Reactions of cobalt carbonyls in methanol under high pressure of carbon monoxide: a reexamination of the hydroesterification mechanism

Abstract

High pressure IR and UV spectroscopy was used to study the disproportionation of Co 2(CO) 8 1 to [Co(MeOH) 6] [Co(Co) 4] 2 2 in methanol under the conditions of carbonylation reactions. The disproportionation is first order in [ 1] and inverse first order in [CO]. It is reversible under high pressure of CO. In the equilibrium the formation of 2 is favoured by addition of pyridine and KI, that of 1 by olefins and CO. The rate-determining step for the disproportionation is an associative ligand substitution of 1. The comproportionation of 2 under CO is first order in [ 2] and in [CO]. This is in agreement with a mechanism in which the resolvation of the cation or the electron transfer from the anion to the cation is rate-determining.
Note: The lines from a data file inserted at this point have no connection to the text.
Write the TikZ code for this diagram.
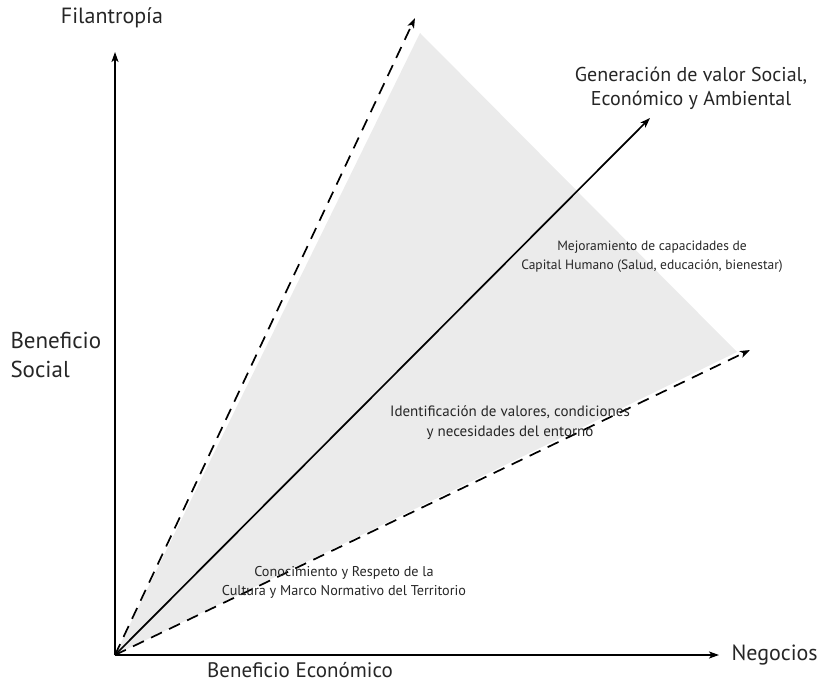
\documentclass[tikz,border=0pt]{standalone}
\usepackage{fontspec}
\setmainfont{PT Sans}
\usetikzlibrary{arrows.meta}

\tikzset{
  axis/.style={line width=1.7pt, -{Stealth[length=10pt,width=7pt,inset=2.5pt]}},
  dashaxis/.style={axis, dash pattern=on 12pt off 8pt},
  biglabel/.style={font=\fontsize{22}{27}\selectfont, text=black!85},
  smalllabel/.style={font=\fontsize{15}{20}\selectfont, text=black!85, align=center},
}

\begin{document}
\begin{tikzpicture}[x=1pt,y=-1pt]
	\useasboundingbox (0,0) rectangle (825,685);
	% points
	\coordinate (O) at (115,655);
	\coordinate (top) at (115,52);
	\coordinate (right) at (719,655);
	\coordinate (up) at (415,18);
	\coordinate (mid) at (650,118);
	\coordinate (low) at (750,350);
	
	% shaded zone
	\fill[black!8] (O) -- (420,33) -- (737,352) -- cycle;
	
	% axes
	\draw[axis] (O) -- (top);
	\draw[axis] (O) -- (right);
	\draw[dashaxis] (O) -- (up);
	\draw[dashaxis] (O) -- (low);
	\draw[axis] (O) -- (mid);
	
	% labels
	\node[biglabel] (fil) at (112,18) {Filantropía};
	\node[biglabel, font=\fontsize{23}{29}\selectfont, align=left, anchor=west] (social) at (7,355) {Beneficio\\Social};
	\node[biglabel, font=\fontsize{21}{25}\selectfont] (eco) at (300,670) {Beneficio Económico};
	\node[biglabel, anchor=west] (neg) at (728,655) {Negocios};
	\node[biglabel, font=\fontsize{20}{24}\selectfont, align=center] (gen) at (691,88) {Generación de valor Social,\\Económico y Ambiental};
	\node[smalllabel, font=\fontsize{13.5}{19}\selectfont] (mej) at (652,257) {Mejoramiento de capacidades de\\Capital Humano (Salud, educación, bienestar)};
	\node[smalllabel] (ide) at (510,423) {Identificación de valores, condiciones\\y necesidades del entorno};
	\node[smalllabel, font=\fontsize{14.2}{19}\selectfont] (con) at (344,582) {Conocimiento y Respeto de la\\Cultura y Marco Normativo del Territorio};
\end{tikzpicture}
\end{document}
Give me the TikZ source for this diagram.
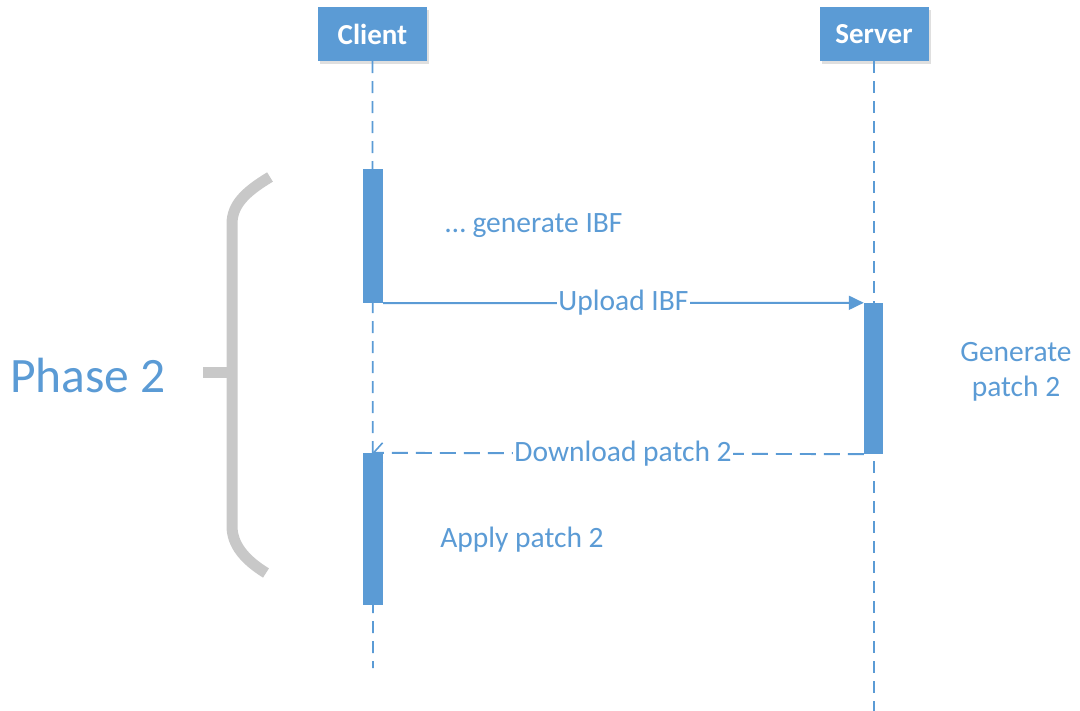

The activation energies for the forward and backward reactions are 57 ± 12 kJ mol −1 and 60 kJ mol −1, respectively. The thermodynamic parameters for the equilibrium are Δ H 0 = −2.35 ± 0.3 kJ mol −1 and Δ S 0 ~ −4 J mol −1 K −1. The spectroscopic investigations concerning the hydroesterification (HE) of 1-octene are in line with a mechanism that starts with the ionic addition of H + and Co(CO) 4 −. The H + concentration is the rate-limiting factor and methanol is probably the source of the protons. Addition of pyridine leads to a higher concentration of Co(CO) 4 −, but it also solvates the H + more strongly. Thus a large excess of pyridine increases the activation energy of the HE. In the HE of butadiene, activation of the π-allyl complex η 3-C 4H 7-Co(CO) 3 is the slowest step.